In the listing that follows, count the lines holding the word "this" and report only that number.

INPUT ROWS >>
******************************
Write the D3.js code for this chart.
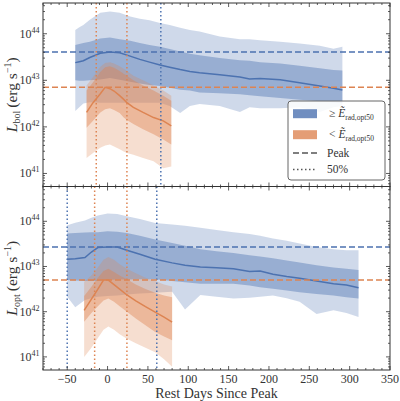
******************************
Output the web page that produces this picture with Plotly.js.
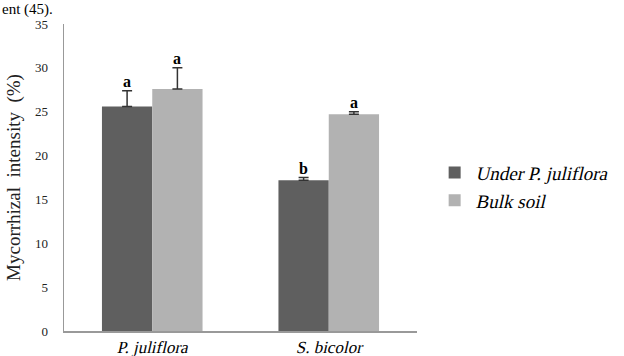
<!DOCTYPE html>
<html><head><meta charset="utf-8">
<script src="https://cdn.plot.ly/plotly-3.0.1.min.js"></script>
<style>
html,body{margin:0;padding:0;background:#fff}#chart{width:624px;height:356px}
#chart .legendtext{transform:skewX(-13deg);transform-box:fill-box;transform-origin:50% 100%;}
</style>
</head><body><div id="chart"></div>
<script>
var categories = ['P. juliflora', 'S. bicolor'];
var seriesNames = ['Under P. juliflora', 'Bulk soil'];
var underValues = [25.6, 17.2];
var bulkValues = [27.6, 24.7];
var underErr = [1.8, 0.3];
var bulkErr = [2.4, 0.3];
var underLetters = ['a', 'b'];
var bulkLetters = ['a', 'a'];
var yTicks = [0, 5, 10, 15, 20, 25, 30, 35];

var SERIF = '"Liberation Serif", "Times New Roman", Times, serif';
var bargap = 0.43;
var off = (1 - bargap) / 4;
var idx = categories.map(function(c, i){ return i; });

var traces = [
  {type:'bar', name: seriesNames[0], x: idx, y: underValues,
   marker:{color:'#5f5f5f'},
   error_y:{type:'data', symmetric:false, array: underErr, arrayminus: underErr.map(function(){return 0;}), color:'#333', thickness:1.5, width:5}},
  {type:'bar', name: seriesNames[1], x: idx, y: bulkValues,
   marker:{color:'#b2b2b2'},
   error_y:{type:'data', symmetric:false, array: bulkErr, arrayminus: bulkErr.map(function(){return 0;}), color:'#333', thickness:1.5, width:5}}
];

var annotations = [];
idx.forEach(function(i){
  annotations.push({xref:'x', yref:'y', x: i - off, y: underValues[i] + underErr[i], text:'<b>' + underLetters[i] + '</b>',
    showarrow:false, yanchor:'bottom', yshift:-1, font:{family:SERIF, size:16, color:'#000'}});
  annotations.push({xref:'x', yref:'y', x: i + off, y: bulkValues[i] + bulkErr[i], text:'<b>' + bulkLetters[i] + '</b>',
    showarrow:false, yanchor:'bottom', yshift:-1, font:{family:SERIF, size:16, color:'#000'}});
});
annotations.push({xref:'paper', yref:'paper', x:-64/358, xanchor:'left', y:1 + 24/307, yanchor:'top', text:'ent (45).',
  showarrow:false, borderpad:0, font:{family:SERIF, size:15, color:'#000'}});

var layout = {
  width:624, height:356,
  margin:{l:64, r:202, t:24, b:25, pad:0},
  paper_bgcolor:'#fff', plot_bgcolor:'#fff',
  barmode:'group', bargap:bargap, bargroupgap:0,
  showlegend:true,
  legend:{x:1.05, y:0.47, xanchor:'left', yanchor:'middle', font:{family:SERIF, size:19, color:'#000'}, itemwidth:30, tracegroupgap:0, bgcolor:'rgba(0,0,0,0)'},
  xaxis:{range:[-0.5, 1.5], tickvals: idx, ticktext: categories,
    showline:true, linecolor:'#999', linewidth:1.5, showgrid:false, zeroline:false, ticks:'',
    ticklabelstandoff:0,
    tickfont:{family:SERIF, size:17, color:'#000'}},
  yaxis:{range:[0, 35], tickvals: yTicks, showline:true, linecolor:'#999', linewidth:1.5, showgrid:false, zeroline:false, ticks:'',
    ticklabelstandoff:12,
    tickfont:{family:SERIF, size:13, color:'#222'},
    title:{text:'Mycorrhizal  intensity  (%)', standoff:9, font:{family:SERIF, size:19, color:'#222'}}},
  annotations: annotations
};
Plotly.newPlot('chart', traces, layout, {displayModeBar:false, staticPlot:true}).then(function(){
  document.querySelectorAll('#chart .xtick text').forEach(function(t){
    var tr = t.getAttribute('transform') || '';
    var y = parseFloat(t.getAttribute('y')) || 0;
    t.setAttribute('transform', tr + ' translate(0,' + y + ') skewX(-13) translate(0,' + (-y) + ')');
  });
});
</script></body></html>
******************************
EXERCISE RESPONSE >>
2